しかも聖水の場合は聖属性の魔力を一時的に宿す事が出来るという点もあるため、今の状況では非常に心強い道具だった。
(文字数を考えて無駄に使わないように気を付けないと……)
レイナはリル達から3本の聖水を受け取ると、どのように聖水を強化させるのかを考える。その結果、やはり長期戦も考えて「自然回復力強化(小)」と「効果時間:10分」に変化を加えるのが妥当だと考えた。
(出来る限り文字数を使わずに強化させるには……こうかな?)
――聖水(高純度)――
能力
・自然回復力強化(大)
・効果時間:90分
・使用期限:150日
詳細:聖属性の魔力を宿した飲料水。飲用すれば自然回復力が大幅に強化される。死霊系の魔物に対抗力を強化させる効果があり、武器に注げば一時的に聖属性の魔力を宿す事が可能
――――――――――
3人分の聖水の強化を行う事を考慮してレイナは「自然回復力強化(小)」を「自然回復力強化(大)」に、次に「効果時間:10分」を「効果時間:90分」へと変更させる。
詳細画面が更新されると、説明文の内容も若干変化しており、無事に能力は強化された事を確認してレイナは安心すると、リルが頷く。
「……ふむ、どうやら上手く行ったようだね」
「え?どうして分かったんですか?」
「聖水の輝きが増したからさ」
レイナが渡す前にリルは聖水の強化に成功した事を見抜き、レイナは聖水の小瓶を覗き込むと、明らかに先ほどよりも液体が光り輝いている事に気付く。

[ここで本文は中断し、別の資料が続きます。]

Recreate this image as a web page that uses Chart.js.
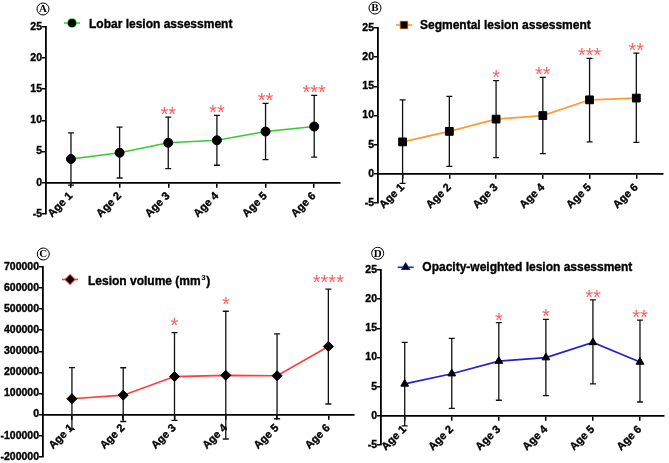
<!DOCTYPE html>
<html><head><meta charset="utf-8">
<script src="https://cdn.jsdelivr.net/npm/chart.js@4.4.1/dist/chart.umd.min.js"></script>
<style>
html,body{margin:0;padding:0;background:#fff;width:669px;height:463px;overflow:hidden;}
canvas{position:absolute;}
</style></head><body>
<canvas id="cA" width="345" height="232" style="left:0;top:0;width:345px;height:232px"></canvas>
<canvas id="cB" width="334" height="232" style="left:335px;top:0;width:334px;height:232px"></canvas>
<canvas id="cC" width="360" height="231" style="left:0;top:232px;width:360px;height:231px"></canvas>
<canvas id="cD" width="334" height="231" style="left:335px;top:232px;width:334px;height:231px"></canvas>
<script>
// ---- data ----
const ageLabels = ['Age 1', 'Age 2', 'Age 3', 'Age 4', 'Age 5', 'Age 6'];

const lobarMean  = [3.8, 4.8, 6.4, 6.8, 8.2, 9.0];
const lobarUpper = [8.0, 8.9, 10.5, 10.8, 12.7, 14.0];
const lobarLower = [-0.4, 0.75, 2.25, 2.8, 3.7, 4.1];
const lobarSig   = ['', '', '**', '**', '**', '***'];

const segMean  = [5.5, 7.3, 9.4, 10.0, 12.7, 13.0];
const segUpper = [12.7, 13.3, 16.0, 16.55, 19.8, 20.7];
const segLower = [-1.6, 1.3, 2.8, 3.5, 5.5, 5.4];
const segSig   = ['', '', '*', '**', '***', '**'];

const volMean  = [75000, 92000, 180000, 186000, 184000, 323000];
const volUpper = [223000, 222000, 389000, 490000, 383000, 595000];
const volLower = [-70000, -33000, -28000, -116000, -20000, 50000];
const volSig   = ['', '', '*', '*', '', '****'];

const owMean  = [5.5, 7.25, 9.4, 10.0, 12.6, 9.25];
const owUpper = [12.6, 13.3, 16.0, 16.55, 19.9, 16.4];
const owLower = [-1.7, 1.3, 2.7, 3.5, 5.5, 2.4];
const owSig   = ['', '', '*', '*', '**', '**'];

const scoreTicks  = [-5, 0, 5, 10, 15, 20, 25];
const volumeTicks = [-200000, -100000, 0, 100000, 200000, 300000, 400000, 500000, 600000, 700000];

// ---- drawing helpers ----
const FONT = '"Liberation Sans", Arial, sans-serif';

const errorBarPlugin = {
  id: 'errorBars',
  beforeDatasetsDraw(chart, args, opts) {
    const ctx = chart.ctx, xs = chart.scales.x, ys = chart.scales.y;
    ctx.save();
    ctx.strokeStyle = '#111';
    ctx.lineWidth = 1.3;
    opts.upper.forEach((u, i) => {
      const x = xs.getPixelForValue(i + 1);
      const yu = ys.getPixelForValue(u), yl = ys.getPixelForValue(opts.lower[i]);
      ctx.beginPath();
      ctx.moveTo(x, yu); ctx.lineTo(x, yl);
      ctx.moveTo(x - 3, yu); ctx.lineTo(x + 3, yu);
      ctx.moveTo(x - 3, yl); ctx.lineTo(x + 3, yl);
      ctx.stroke();
    });
    ctx.restore();
  }
};

const decoPlugin = {
  id: 'deco',
  afterDraw(chart, args, o) {
    const ctx = chart.ctx, xs = chart.scales.x, ys = chart.scales.y;
    ctx.save();
    // significance stars
    ctx.fillStyle = '#ff6060';
    ctx.font = '20px ' + FONT;
    ctx.textAlign = 'center';
    ctx.textBaseline = 'alphabetic';
    o.sig.forEach((s, i) => {
      if (!s) return;
      const x = xs.getPixelForValue(i + 1);
      const yc = ys.getPixelForValue(o.upper[i]) - o.starGap;
      ctx.fillText(s, x, yc + 11.5);
    });
    // circled panel letter
    ctx.strokeStyle = '#000';
    ctx.lineWidth = 1;
    ctx.fillStyle = '#000';
    ctx.beginPath();
    ctx.arc(o.letter.x, o.letter.y, 6, 0, Math.PI * 2);
    ctx.stroke();
    ctx.font = 'bold 11px "Liberation Serif", "Times New Roman", serif';
    ctx.textAlign = 'center';
    ctx.textBaseline = 'middle';
    ctx.fillText(o.letter.t, o.letter.x, o.letter.y + 0.5);
    // legend
    const L = o.legend;
    ctx.strokeStyle = o.color;
    ctx.lineWidth = 1.6;
    ctx.beginPath();
    ctx.moveTo(L.mx - 8, L.my); ctx.lineTo(L.mx + 8, L.my);
    ctx.stroke();
    Chart.helpers.drawPoint(ctx, {pointStyle: o.point, radius: o.radius, borderWidth: 1}, L.mx, L.my);
    ctx.fill();
    ctx.font = 'bold 12px ' + FONT;
    ctx.textAlign = 'left';
    ctx.textBaseline = 'alphabetic';
    ctx.fillStyle = '#000';
    ctx.strokeStyle = '#000';
    ctx.lineWidth = 0.35;
    ctx.fillText(L.text, L.tx, L.ty);
    ctx.strokeText(L.text, L.tx, L.ty);
    if (L.sup) {
      let w = ctx.measureText(L.text).width;
      ctx.font = 'bold 8px ' + FONT;
      ctx.fillText(L.sup, L.tx + w + 0.5, L.ty - 5);
      const w2 = ctx.measureText(L.sup).width;
      ctx.font = 'bold 12px ' + FONT;
      ctx.fillText(L.after, L.tx + w + w2 + 1, L.ty);
      ctx.strokeText(L.after, L.tx + w + w2 + 1, L.ty);
    }
    ctx.restore();
  }
};

function makePanel(id, c) {
  return new Chart(document.getElementById(id), {
    type: 'line',
    data: {
      datasets: [{
        data: c.mean.map((v, i) => ({x: i + 1, y: v})),
        borderColor: c.color,
        borderWidth: 1.6,
        pointStyle: c.point,
        pointRadius: c.radius,
        pointBackgroundColor: '#000',
        pointBorderColor: '#000',
        pointBorderWidth: 1,
        tension: 0
      }]
    },
    options: {
      responsive: false,
      animation: false,
      devicePixelRatio: 1,
      layout: {padding: c.pad},
      plugins: {
        legend: {display: false},
        tooltip: {enabled: false},
        errorBars: {upper: c.upper, lower: c.lower},
        deco: {sig: c.sig, upper: c.upper, starGap: c.starGap, letter: c.letter, legend: c.legend,
               color: c.color, point: c.point, radius: c.legendRadius}
      },
      scales: {
        x: {
          type: 'linear', min: c.xmin, max: c.xmax, position: {y: 0},
          afterBuildTicks: s => { s.ticks = ageLabels.map((_, i) => ({value: i + 1})); },
          afterFit: s => { s.height = 0; },
          ticks: {
            callback: v => ageLabels[Math.round(v) - 1],
            minRotation: 45, maxRotation: 45, autoSkip: false,
            font: {family: FONT, size: 11, weight: 'bold'}, color: '#000', padding: 3,
            textStrokeColor: '#000', textStrokeWidth: 0.35
          },
          grid: {drawOnChartArea: false, drawTicks: true, tickLength: 4, color: '#000', lineWidth: 1.5},
          border: {color: '#000', width: 1.8}
        },
        y: {
          min: c.ticks[0], max: c.ticks[c.ticks.length - 1],
          afterBuildTicks: s => { s.ticks = c.ticks.map(v => ({value: v})); },
          afterFit: s => { s.width = c.yw; },
          ticks: {
            callback: v => String(v),
            font: {family: FONT, size: 10.5, weight: 'bold'}, color: '#000', padding: 0,
            textStrokeColor: '#000', textStrokeWidth: 0.35
          },
          grid: {drawOnChartArea: false, drawTicks: true, tickLength: 4, color: '#000', lineWidth: 1.5},
          border: {color: '#000', width: 1.8}
        }
      }
    },
    plugins: [errorBarPlugin, decoPlugin]
  });
}

makePanel('cA', {
  mean: lobarMean, upper: lobarUpper, lower: lobarLower, sig: lobarSig, ticks: scoreTicks,
  color: '#33cc33', point: 'circle', radius: 4.5, legendRadius: 4,
  xmin: 0.487, xmax: 6.52, yw: 46, pad: {top: 26.7, right: 5, bottom: 18.1, left: 0},
  starGap: 8, letter: {x: 43, y: 9, t: 'A'},
  legend: {mx: 72, my: 23, tx: 89, ty: 27.5, text: 'Lobar lesion assessment'}
});
makePanel('cB', {
  mean: segMean, upper: segUpper, lower: segLower, sig: segSig, ticks: scoreTicks,
  color: '#ff9933', point: 'rect', radius: 5.5, legendRadius: 5,
  xmin: 0.474, xmax: 6.56, yw: 43, pad: {top: 28, right: 2, bottom: 28.8, left: 0},
  starGap: 8, letter: {x: 40, y: 8, t: 'B'},
  legend: {mx: 69, my: 25, tx: 85, ty: 29, text: 'Segmental lesion assessment'}
});
makePanel('cC', {
  mean: volMean, upper: volUpper, lower: volLower, sig: volSig, ticks: volumeTicks,
  color: '#ff3b3b', point: 'rectRot', radius: 5, legendRadius: 4.5,
  xmin: 0.436, xmax: 6.5, yw: 43, pad: {top: 35, right: 5, bottom: 6, left: 0},
  starGap: 12, letter: {x: 43.3, y: 22, t: 'C'},
  legend: {mx: 70, my: 47.5, tx: 88, ty: 53, text: 'Lesion volume (mm', sup: '3', after: ')'}
});
makePanel('cD', {
  mean: owMean, upper: owUpper, lower: owLower, sig: owSig, ticks: scoreTicks,
  color: '#2222cc', point: 'triangle', radius: 4.5, legendRadius: 4,
  xmin: 0.496, xmax: 6.5, yw: 46, pad: {top: 38, right: 2, bottom: 17.8, left: 0},
  starGap: 7.5, letter: {x: 42.7, y: 21.3, t: 'D'},
  legend: {mx: 70.7, my: 35.3, tx: 87.3, ty: 38.7, text: 'Opacity-weighted lesion assessment'}
});
</script>
</body></html>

リル達にレイナは小瓶を返すと、効果の内容を伝える。
「一応は回復力の強化と効果時間を伸ばしました」
「なるほど、これは期待できそうだ」
「少し眩しい……でも綺麗」
「目がちかちかしてきたな」
聖水の輝きが強すぎて直視するのも難しくなったが、これほどの輝きを放つのならば十分に効果も期待できるため、リル達は聖水を懐にしまう。
それからしばらくの間は何事も起きず、レイナ達は待機していると、やがて日の光が完全に遮られ、遂に街の外のアンデッドが動き出す時間帯に陥った。
「よし、松明に火を灯せ!!奴等が来るぞ!!」
「来たか……皆、準備はいいな?」
「はい!!」
「問題なし」
「大丈夫です……って、ネコミンそれなに?」
アンデッドが地中から姿を現す前にリルは長剣、チイは短刀に聖水を降り注ぐと、ネコミンだけは「ネイルリング」と「鎖」が繋がれたような物を取り出す。見た事もない道具にレイナは戸惑うと、ネコミンが説明する。
「これが私の武器、名前は猫爪……これで私も戦える」
「戦えるって……ネコミン、前に自分は治癒魔導士だから攻撃魔法は使えないとか言ってなかった?」
「治癒魔導士でも接近戦が出来ないわけじゃない。今からそれを証明する」
彼女は右手の五本の指に鎖と溶接されたネイルリングを装着すると、そのまま自分の右手に聖水を降り注ぐ。そして何かを確かめるように頷き、彼女は右手をレイナに伸ばして自分の魔法を発動させた。